The UPND also aims to stop the official installation of Lungu, which has been scheduled for next Tuesday.
The Electoral Commission of Zambia declared Lungu the winner of the presidential election with 50.35 percent of the total votes cast, while the main opposition leader, Hakainde Hichilema from the UPND, garnered 47.67 percent of the votes.
A new constitutional requirement states that the winner of the election must attain more than 50 percent of the votes. Previously, a winner could be declared with less than 50 percent.
UPND spokesperson Charles Kakoma told VOA the opposition party has evidence proving the presidential election was rigged.
"There are a lot of irregularities that were discovered in the electoral process, as well as deliberate mistakes by the electoral commission of Zambia,” Kakoma said. “They manipulated a lot of figures, which they gave to the sitting president to make him win, and we think that is wrong and it should not be allowed."
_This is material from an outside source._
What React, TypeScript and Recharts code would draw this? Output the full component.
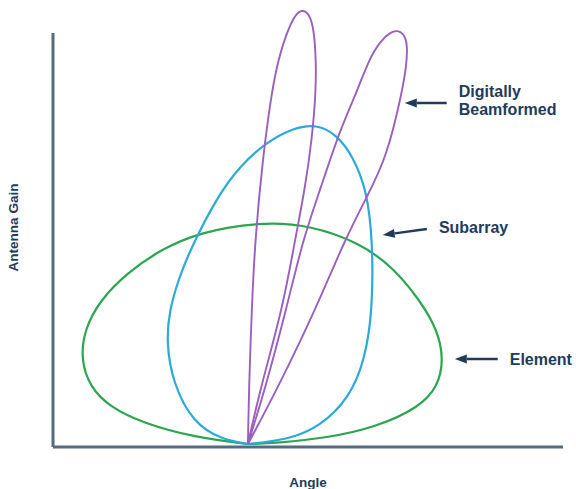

The UPND hopes Lungu would not be installed until the party's legal challenge at the Constitutional Court is resolved. Kakoma says other opposition parties support the UPND's position.
Supporters of the ruling PF say the legal challenge is unlikely to succeed because both local and international poll observers declared the August 11 poll as free, fair, transparent and credible.
A court rejected the UPND's legal challenge seeking to prevent the electoral commission from announcing the results of the presidential vote.
"There is a constitutional provision that when there is an election petition, the president-elect should not be sworn in,” Kakoma said. “But, we are also confident because the amount of evidence that we have gathered and the documents is so overwhelming that any reasonable court will agree with our argument.
"The international observers did not see everything that was going on,” he added. “For example, we caught somebody in the Electoral Commission of Zambia's computer room trying to manipulate the results. And the deputy director in charge of information technology has since been arrested, and the international observers might have missed that. So they were hacking the electoral commission and manipulating the results, so the results that were coming to the totaling center — where the international observers were — had already been hacked and manipulated. They would not have noticed that."